Will do. Do you remember which drivers (or e-mail threads) exhibited this
behavior so that I can do a regression test to make absolutely certain
that removing the overflow functionality won't blow something up?

2010-02-25 23:53:05

by FUJITA Tomonori

[permalink] [raw]
Subject: Re: [PATCH 02/10] swiotlb: Make 'setup_io_tlb_npages' accept new 'swiotlb=' syntax.

On Thu, 25 Feb 2010 07:49:17 -0500
Konrad Rzeszutek Wilk <[email protected]> wrote:

> On Thu, Feb 25, 2010 at 03:53:20PM +0900, FUJITA Tomonori wrote:
> > On Thu, 18 Feb 2010 11:26:58 -0500
> > Konrad Rzeszutek Wilk <[email protected]> wrote:
> >
> > > The old syntax for 'swiotlb' is still in effect, and we extend it
> > > now to include the overflow buffer size. The syntax is now:
> > >
> > > swiotlb=[force,][nslabs=<pages>,][overflow=<size>] or more
> > > commonly know as:
> > >
> > > swiotlb=[force]
> > > swiotlb=[nslabs=<pages>]
> > > swiotlb=[overflow=<size>]
> > >
> > > Signed-off-by: Konrad Rzeszutek Wilk <[email protected]>
> > > ---
> > > Documentation/x86/x86_64/boot-options.txt | 6 ++++-
> > > lib/swiotlb.c | 36 +++++++++++++++++++++++++---
> > > 2 files changed, 37 insertions(+), 5 deletions(-)
> >
> > 'overflow' is a workaround for broken drivers (that ignores DMA
> > mapping errors). We have fixed such drivers and other hardware IOMMU
> > implementations don't have such workaround. So please don't extend
> > it. We should remove it instead.
>
> Will do. Do you remember which drivers (or e-mail threads) exhibited this
> behavior so that I can do a regression test to make absolutely certain
> that removing the overflow functionality won't blow something up?
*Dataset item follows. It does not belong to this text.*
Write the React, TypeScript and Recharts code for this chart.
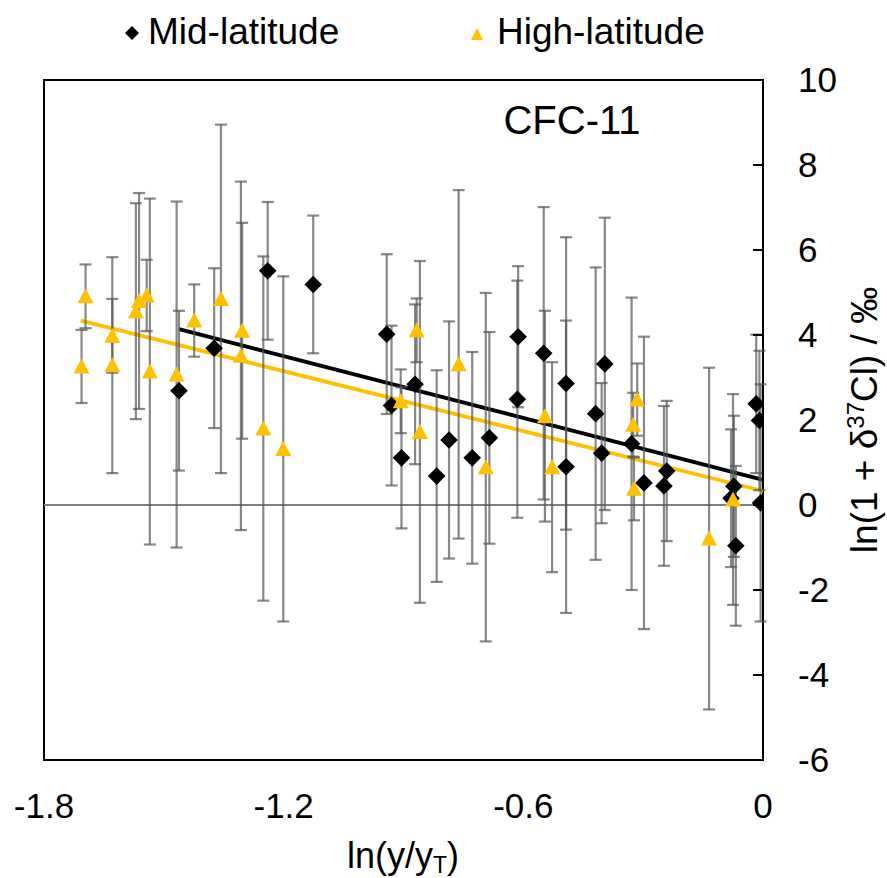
import React from 'react'
import { ScatterChart, Scatter, XAxis, YAxis, ErrorBar, ReferenceLine, ReferenceArea, Label } from 'recharts'

const FONT = '"Liberation Sans", Arial, sans-serif'
const GOLD = '#FFC000'

const xTicks = [-1.8, -1.2, -0.6, 0]
const yTicks = [-6, -4, -2, 0, 2, 4, 6, 8, 10]

// Mid-latitude samples: ln(y/yT), ln(1+d37Cl) in permil, 1-sigma error
const midX = [-1.462, -1.374, -1.24, -1.126, -0.942, -0.93, -0.871, -0.905, -0.817, -0.786, -0.728, -0.685, -0.613, -0.615, -0.549, -0.493, -0.493, -0.396, -0.419, -0.404, -0.329, -0.298, -0.241, -0.248, -0.073, -0.08, -0.068, -0.017, -0.009, -0.006]
const midY = [2.69, 3.69, 5.51, 5.19, 4.02, 2.34, 2.84, 1.11, 0.68, 1.53, 1.11, 1.58, 3.96, 2.49, 3.57, 2.86, 0.9, 3.32, 2.15, 1.22, 1.44, 0.52, 0.8, 0.45, 0.44, 0.16, -0.96, 2.38, 1.99, 0.05]
const midErr = [1.88, 1.88, 1.62, 1.62, 1.88, 1.88, 1.88, 1.66, 2.49, 2.79, 2.49, 2.49, 1.66, 2.79, 3.44, 3.44, 3.44, 3.44, 3.44, 1.65, 3.44, 3.44, 1.65, 1.88, 1.66, 1.62, 1.88, 1.63, 1.64, 2.79]

// High-latitude samples
const highX = [-1.696, -1.706, -1.629, -1.629, -1.57, -1.562, -1.543, -1.535, -1.468, -1.424, -1.357, -1.304, -1.307, -1.251, -1.201, -0.907, -0.867, -0.859, -0.762, -0.694, -0.546, -0.528, -0.315, -0.325, -0.323, -0.135, -0.075]
const highY = [4.91, 3.26, 3.98, 3.29, 4.56, 4.8, 4.93, 3.14, 3.07, 4.34, 4.85, 4.1, 3.51, 1.8, 1.32, 2.44, 4.11, 1.72, 3.31, 0.89, 2.09, 0.89, 2.48, 1.89, 0.38, -0.79, 0.13]
const highErr = [0.75, 0.86, 0.87, 2.54, 2.54, 2.54, 0.84, 4.07, 4.07, 0.85, 4.1, 2.54, 4.1, 4.05, 4.06, 0.75, 0.75, 4.02, 4.1, 4.1, 2.48, 2.47, 0.85, 0.75, 0.74, 4.02, 2.48]

// linear fits (end points)
const fitMid = [{ x: -1.462, y: 4.14 }, { x: 0, y: 0.59 }]
const fitHigh = [{ x: -1.708, y: 4.34 }, { x: 0, y: 0.33 }]

const midData = midX.map((x, i) => ({ x, y: midY[i], err: midErr[i] }))
const highData = highX.map((x, i) => ({ x, y: highY[i], err: highErr[i] }))

function Diamond(props: any) {
  const { cx, cy } = props
  const r = 8.8
  return <polygon points={`${cx},${cy - r} ${cx + r},${cy} ${cx},${cy + r} ${cx - r},${cy}`} fill="#000" />
}

function Triangle(props: any) {
  const { cx, cy } = props
  return <polygon points={`${cx},${cy - 8} ${cx + 8},${cy + 7} ${cx - 8},${cy + 7}`} fill={GOLD} />
}

function YTick(props: any) {
  const { x, y, payload } = props
  return (
    <g>
      <line x1={x - 10} y1={y} x2={x} y2={y} stroke="#000" strokeWidth={2} />
      <text x={x + 35} y={y} dy="0.35em" fontSize={35} fontFamily={FONT} fill="#000">
        {payload.value}
      </text>
    </g>
  )
}

const YTitle = () => (
  <text x={877} y={420} transform="rotate(-90, 877, 420)" textAnchor="middle" fontSize={37} fontFamily={FONT} fill="#000">
    ln(1 + δ<tspan dy={-13} fontSize={24}>37</tspan>
    <tspan dy={13}>Cl) / ‰</tspan>
  </text>
)

const XTitle = () => (
  <text x={403} y={868} textAnchor="middle" fontSize={36} fontFamily={FONT} fill="#000">
    ln(y/y<tspan dy={5} fontSize={23}>T</tspan>
    <tspan dy={-5}>)</tspan>
  </text>
)

export default function App() {
  return (
    <div style={{ position: 'absolute', left: 0, top: 0, width: 887, height: 878, background: '#fff' }}>
      <ScatterChart width={887} height={878} margin={{ top: 80, left: 44, right: 0, bottom: 0 }}>
        <XAxis
          type="number"
          dataKey="x"
          domain={[-1.8, 0]}
          ticks={xTicks}
          height={118}
          axisLine={false}
          tickLine={false}
          tickSize={0}
          tickMargin={33}
          tick={{ fontSize: 35, fontFamily: FONT, fill: '#000' }}
          allowDataOverflow
        >
          <Label content={XTitle} />
        </XAxis>
        <YAxis
          type="number"
          dataKey="y"
          orientation="right"
          domain={[-6, 10]}
          ticks={yTicks}
          width={124}
          axisLine={false}
          tickLine={false}
          tickSize={0}
          tickMargin={0}
          tick={YTick}
          allowDataOverflow
        >
          <Label content={YTitle} />
        </YAxis>
        <ReferenceArea x1={-1.8} x2={0} y1={-6} y2={10} fill="none" fillOpacity={0} stroke="#000" strokeWidth={2} />
        <ReferenceLine y={0} stroke="#7f7f7f" strokeWidth={2} />
        <ReferenceLine segment={fitMid} stroke="#000" strokeWidth={3.8} />
        <ReferenceLine segment={fitHigh} stroke={GOLD} strokeWidth={3.8} />
        <Scatter name="Mid-latitude" data={midData} shape={Diamond} isAnimationActive={false}>
          <ErrorBar dataKey="err" direction="y" width={6} stroke="#555" strokeOpacity={0.7} strokeWidth={2.2} />
        </Scatter>
        <Scatter name="High-latitude" data={highData} shape={Triangle} isAnimationActive={false}>
          <ErrorBar dataKey="err" direction="y" width={6} stroke="#555" strokeOpacity={0.7} strokeWidth={2.2} />
        </Scatter>
      </ScatterChart>
      <svg width={887} height={70} style={{ position: 'absolute', left: 0, top: 0 }}>
        <polygon points="132,26 139,33 132,40 125,33" fill="#000" />
        <text x={148} y={44} fontSize={37} fontFamily={FONT} fill="#000">Mid-latitude</text>
        <polygon points="477,28 483,40 471,40" fill={GOLD} />
        <text x={497} y={44} fontSize={37} fontFamily={FONT} fill="#000">High-latitude</text>
      </svg>
      <svg width={887} height={878} style={{ position: 'absolute', left: 0, top: 0, pointerEvents: 'none' }}>
        <text x={572} y={134} textAnchor="middle" fontSize={40} fontFamily={FONT} fill="#000">CFC-11</text>
      </svg>
    </div>
  )
}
You can easily find such drivers by doing grep
{dma|pci}_map_{single|Sig} and seeing if {dma|pci}_mapping_error is
properly used or not.

There are some yet but the majority of such drivers are unlikely to be
used with IOMMU (e.g. really old drivers).

'overflow' works in only some conditions; that is, broken drivers
could lead to data corruption even with 'overflow'
functionality.

I've not reviewed that patchset carefully but my other comments are:

- exporting too generic naming such as 'do_map_single' is not a good
idea.

- please don't mix up new feature patches with 'fixing the printk
format, checkpatch warnings' (which I'm not interested in).